Wellington composer and saxophonist Lucien Johnson spent most of his 20s living in Paris, where he honed his craft in a free improvisation trio with the American jazz double bassist and keyboard player Alan Silva and the Japanese drummer Makoto Sato. After returning to New Zealand in 2009, he led the Shogun Orchestra, played with disco reggae act Lord Echo, and accompanied Ethiojazz pioneer Mulatu Astatke on stage. With his most recent album Wax///Wane, Johnson and a cast of collaborators that includes Clear Path Ensemble band leader Cory Champion, explore the more spiritual end of jazz, operating in a mode that recalls the works of John and Alice Coltrane, mixed with touches of Sun Ra and Charles Earland.

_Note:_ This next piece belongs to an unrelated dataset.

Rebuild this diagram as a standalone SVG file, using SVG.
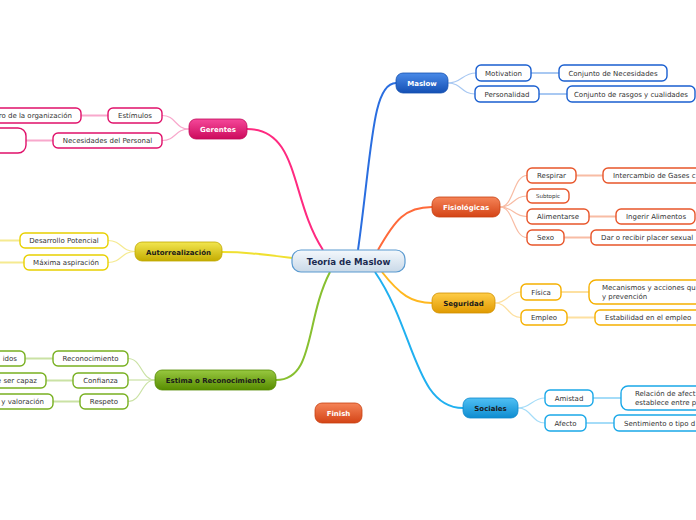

Crisis & Opportunity, Vol.2 – Peaks
Born and raised in Wellington but based in London, Myele Manzanza is a drummer, composer, and producer with an impressive resume. The son of a Congolese master percussionist, Manzanza first came to international attention in the cult New Zealand neo-soul group Electric Wire Hustle.
Since going solo, he has recorded several albums for First Word Records and DeepMatter. Manzanza has also played with some crucial house, jazz, modern soul, and broken beat figures, including Theo Parrish, Mark de Clive-Lowe, Amp Fiddler, and Miguel Atwood-Ferguson. The second release in his Crisis & Opportunity series, Peaks sees Manzanza and friends improvising their way through a rich mélange of jazz, funk, highlife, and electronica.
Released through Gianmarco Liguori’s Sarang Bang Records, Instant Compositions is the fifth album from the Auckland psychedelic surf-jazz ensemble Salon Kingsadore. Featuring a cast of players that includes Liguori on guitars, synthesizers, and electronics, as well as longstanding local jazz and electronica musician Tom Ludvigson, Instant Compositions‘ seven tracks chart a freedom path through jazz rock, jazz funk, film-soundtrack-style composition, and post-punk.
A veteran of New Zealand’s late ’80s improv jazz festival scene and the early years of Cause Célèbre, Ludvigson began exploring the crossroads between jazz, trip-hop, krautrock, and electronica with Trevor Reekie and friends as A Trip To The Moon in the late ‘90s. In 2019, Ludvigson and Reekie released an album of live improvised ambient pieces titled ROTO.
Outside of Salon Kingsadore, Sarang Bang Records has also released some fantastic archival compilations, including The Way In Is The Way Out, a survey of the career of the ’70s/’80s New Zealand jazz fusion great Murray McNabb.
Virtual Shadow Ensemble
KEEP YOUR DISTANCE!
As New Zealand entered its first national COVID-19 lockdown at the end of March 2020, Auckland multi-disciplinary artist Larsen Winiata Tito-Taylor began coordinating an online recording project, Virtual Shadow Ensemble. At the end of 10 days of remote work, the group Tito-Taylor assembled had completed the KEEP YOUR DISTANCE! album.
Released through local community label Noa Records, KEEP YOUR DISTANCE! brought together members of well-known New Zealand bands like Fat Freddy’s Drop and Avantdale Bowling Club, as well as musicians and poets who found their footing at Auckland’s Karangahape Road art gallery and in its DIY scene. Over seven thoughtful tracks, they stretch jazz, dub, soul-funk, and electronica into reflective avant-garde shapes.